On a late August morning, Smokey had his hoodie up and a pair of light gloves as protection from the brisk breeze that blew off the big lake. He had just completed mowing the wonderfully designed 7th green. The green was tucked into the wooded hillside and guarded on the left by a huge century old white pine.
Smokey had climbed off the triplex and removed two of the three baskets (used to catch the grass clippings), as walked to the edge of the cart path to dump his harvest when he heard a noise in the heavy arms of the old pine. Pushing his hoodie back and craning his neck, he saw two black bear cubs in a wrestling match on a naked tree limb. The nature loving, Smokey smiled so big that the tobacco juice trickled down the right side of his mouth. As he wiped the brown juice with the left sleeve of his hoodie, his smile turned to a frown and he nearly swallowed his chew of RedMan!
Where is momma bear?
Smokey stood frozen in his tracks as his head did a slow 180° periscope observation. Then he saw her – about the same time she saw him. She was coming down the cart path not 30 feet away and Smokey stood directly between her and her tree top offspring. The low threatening growl and her piercing eyes scared Smokey more than anything in Nam as his mind raced for a solution. The only sound was the rhythmic idle of the mower as Smokey and the bear had a stare-down. Momma bear never took her eyes off Smokey as she moved, inch by inch, around him placing herself between Smokey and the tree.
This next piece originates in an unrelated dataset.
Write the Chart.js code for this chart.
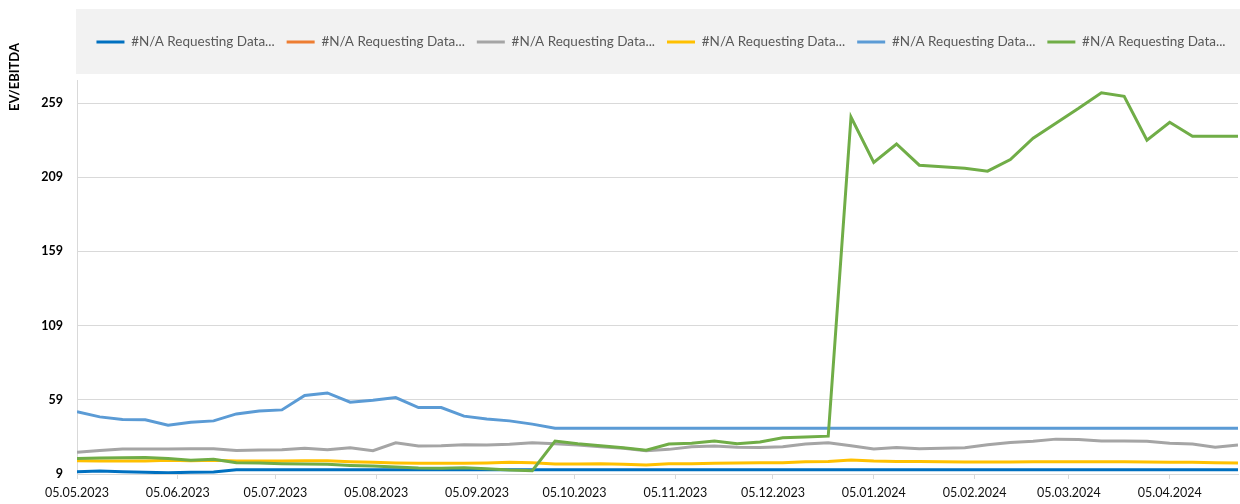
<!DOCTYPE html>
<html><head><meta charset="utf-8">
<script src="https://cdn.jsdelivr.net/npm/chart.js@4.4.1/dist/chart.umd.min.js"></script>
<style>html,body{margin:0;padding:0;background:#fff;} #wrap{width:1240px;height:504px;position:relative;}</style>
</head><body><div id="wrap"><canvas id="c"></canvas></div>
<script>
const dates = ['05.05.2023','12.05.2023','19.05.2023','26.05.2023','02.06.2023','09.06.2023','16.06.2023','23.06.2023','30.06.2023',
'07.07.2023','14.07.2023','21.07.2023','28.07.2023','04.08.2023','11.08.2023','18.08.2023','25.08.2023',
'01.09.2023','08.09.2023','15.09.2023','22.09.2023','29.09.2023','06.10.2023','13.10.2023','20.10.2023','27.10.2023',
'03.11.2023','10.11.2023','17.11.2023','24.11.2023','01.12.2023','08.12.2023','15.12.2023','22.12.2023','29.12.2023',
'05.01.2024','12.01.2024','19.01.2024','26.01.2024','02.02.2024','09.02.2024','16.02.2024','23.02.2024',
'01.03.2024','08.03.2024','15.03.2024','22.03.2024','29.03.2024','05.04.2024','12.04.2024','19.04.2024','26.04.2024'];
const tickLabels = ['05.05.2023','05.06.2023','05.07.2023','05.08.2023','05.09.2023','05.10.2023','05.11.2023','05.12.2023','05.01.2024','05.02.2024','05.03.2024','05.04.2024'];
const yTicks = [9, 59, 109, 159, 209, 259];
const yMin = 9, yMax = 274;
const seriesNames = ['#N/A Requesting Data...','#N/A Requesting Data...','#N/A Requesting Data...','#N/A Requesting Data...','#N/A Requesting Data...','#N/A Requesting Data...'];
const seriesColors = ['#0070C0','#ED7D31','#A5A5A5','#FFC000','#5B9BD5','#70AD47'];

const s1 = [10.5,11.0,10.5,10.1,9.9,10.1,10.3,11.9,11.9,11.9,11.9,11.9,11.9,11.9,11.9,11.9,11.9,11.9,11.9,11.9,11.9,11.9,11.9,11.9,11.9,11.9,
11.9,11.9,11.9,11.9,11.9,11.9,11.9,11.9,11.9,11.9,11.9,11.9,11.9,11.9,11.9,11.9,11.9,11.9,11.9,11.9,11.9,11.9,11.9,11.9,11.9,11.9];
const s2 = [null,null,null,null,null,null,null,null,null,null,null,null,null,null,null,null,null,null,null,null,null,null,null,null,null,null,
null,null,null,null,null,null,null,null,null,null,null,null,null,null,null,null,null,null,null,null,null,null,null,null,null,null];
const s3 = [23.6,24.9,25.8,25.8,25.8,26.0,26.0,24.9,25.1,25.3,26.3,25.3,26.7,24.7,30.0,27.8,28.0,28.7,28.5,29.0,30.0,29.4,28.5,27.3,26.3,24.7,
25.6,27.3,27.8,27.1,26.9,27.3,29.2,30.0,28.0,25.8,26.9,26.0,26.3,26.7,28.7,30.3,31.0,32.5,32.3,31.2,31.2,31.0,29.8,29.2,27.1,28.5];
const s4 = [17.9,17.7,17.7,17.7,18.2,17.9,18.2,17.7,17.7,17.7,17.9,17.9,17.3,16.9,16.4,16.2,16.2,16.2,16.4,16.9,16.6,15.7,15.7,15.9,15.5,15.0,
15.9,15.9,16.2,16.4,16.6,16.6,17.3,17.5,18.4,17.7,17.5,17.5,17.3,17.1,17.1,17.1,17.3,17.3,17.3,17.3,17.3,17.1,16.9,16.9,16.6,16.4];
const s5 = [50.9,47.5,45.7,45.5,41.9,43.9,44.8,49.5,51.5,52.2,61.9,63.6,57.4,58.7,60.5,53.8,53.8,48.0,46.0,44.8,42.6,39.9,39.9,39.9,39.9,39.9,
39.9,39.9,39.9,39.9,39.9,39.9,39.9,39.9,39.9,39.9,39.9,39.9,39.9,39.9,39.9,39.9,39.9,39.9,39.9,39.9,39.9,39.9,39.9,39.9,39.9,39.9];
const s6 = [19.5,19.8,20.0,20.2,19.5,18.2,18.9,16.6,16.4,15.9,15.7,15.5,14.8,14.4,13.7,13.0,12.8,13.2,12.6,11.7,11.2,31.2,29.4,28.0,26.7,25.0,
29.2,29.8,31.2,29.4,30.5,33.4,33.9,34.5,249.6,218.9,231.4,217.1,216.1,215.1,213.1,220.9,235.3,245.4,255.4,265.9,263.5,233.9,246.0,236.6,236.6,236.6];
const allSeries = [s1, s2, s3, s4, s5, s6];

function dayNum(s) { const p = s.split('.'); return Date.UTC(+p[2], +p[1] - 1, +p[0]) / 86400000; }
const d0 = dayNum(dates[0]);
const xs = dates.map(d => dayNum(d) - d0);
const tickXs = tickLabels.map(d => dayNum(d) - d0);

const datasets = allSeries.map((arr, k) => ({
  label: seriesNames[k],
  data: arr.map((v, i) => ({ x: xs[i], y: v })),
  borderColor: seriesColors[k],
  backgroundColor: seriesColors[k],
  borderWidth: 3,
  pointRadius: 0,
  pointHoverRadius: 0,
  tension: 0,
  order: allSeries.length - k,
  pointStyle: 'line'
}));

const decor = {
  id: 'decor',
  afterLayout(chart) {
    const lg = chart.legend;
    if (lg) { lg.left = chart.chartArea.left - 5; lg.right = chart.width + 10; }
  },
  beforeDraw(chart) {
    const ctx = chart.ctx;
    ctx.save();
    ctx.fillStyle = '#F2F2F2';
    const l = chart.chartArea.left - 1;
    ctx.fillRect(l, 9, chart.width - l, 65);
    ctx.restore();
  },
  afterDraw(chart) {
    const ctx = chart.ctx;
    ctx.save();
    ctx.translate(15, 77);
    ctx.rotate(-Math.PI / 2);
    ctx.font = 'bold 13px Lato';
    ctx.fillStyle = '#000';
    ctx.textAlign = 'center';
    ctx.textBaseline = 'middle';
    ctx.fillText('EV/EBITDA', 0, 0);
    ctx.restore();
  }
};

new Chart(document.getElementById('c'), {
  type: 'line',
  data: { datasets },
  plugins: [decor],
  options: {
    responsive: true,
    maintainAspectRatio: false,
    animation: false,
    devicePixelRatio: 1,
    layout: { padding: { top: 23.25, bottom: 2, left: 0, right: 2 } },
    plugins: {
      tooltip: { enabled: false },
      title: { display: true, text: '', weight: 500, font: { size: 1, lineHeight: 1 }, padding: { top: 0, bottom: 21 } },
      legend: {
        position: 'top',
        labels: {
          usePointStyle: true,
          pointStyleWidth: 28,
          padding: 12,
          color: '#595959',
          font: { family: 'Lato', size: 13.5 },
          sort: (a, b) => a.datasetIndex - b.datasetIndex
        }
      }
    },
    scales: {
      x: {
        type: 'linear',
        min: 0,
        max: xs[xs.length - 1],
        afterBuildTicks: (scale) => { scale.ticks = tickXs.map(v => ({ value: v })); },
        afterFit: (scale) => { scale.height = 28; },
        ticks: {
          autoSkip: false,
          maxRotation: 0,
          padding: 6,
          color: '#111',
          font: { family: 'Lato', size: 12.5 },
          callback: (v) => { const i = tickXs.indexOf(v); return i >= 0 ? tickLabels[i] : ''; }
        },
        grid: { drawOnChartArea: false, drawTicks: true, tickLength: 5, color: '#D9D9D9' },
        border: { display: true, color: '#D9D9D9' }
      },
      y: {
        type: 'linear',
        min: yMin,
        max: yMax,
        afterBuildTicks: (scale) => { scale.ticks = yTicks.map(v => ({ value: v })); },
        afterFit: (scale) => { scale.width = 77; },
        ticks: {
          padding: 14,
          color: '#000',
          font: { family: 'Lato', size: 12.5, weight: 'bold' }
        },
        grid: { color: '#D9D9D9', drawTicks: false },
        border: { display: true, color: '#D9D9D9' }
      }
    }
  }
});
</script></body></html>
Smokey breathed for the first time in what seemed like an hour and, maintaining eye contact. Ever so slowly he retreated to the idling mower. He placed the triplex in reverse and eased backed down the false front portion of the green. When he reached the fairway below he shifted into forward and, never looking back, headed for the maintenance barn.
The Smokey and the Three Bear story has been told and retold over a mountain of red Budweiser cans. Oh yes! Smokey is still happily cutting greens.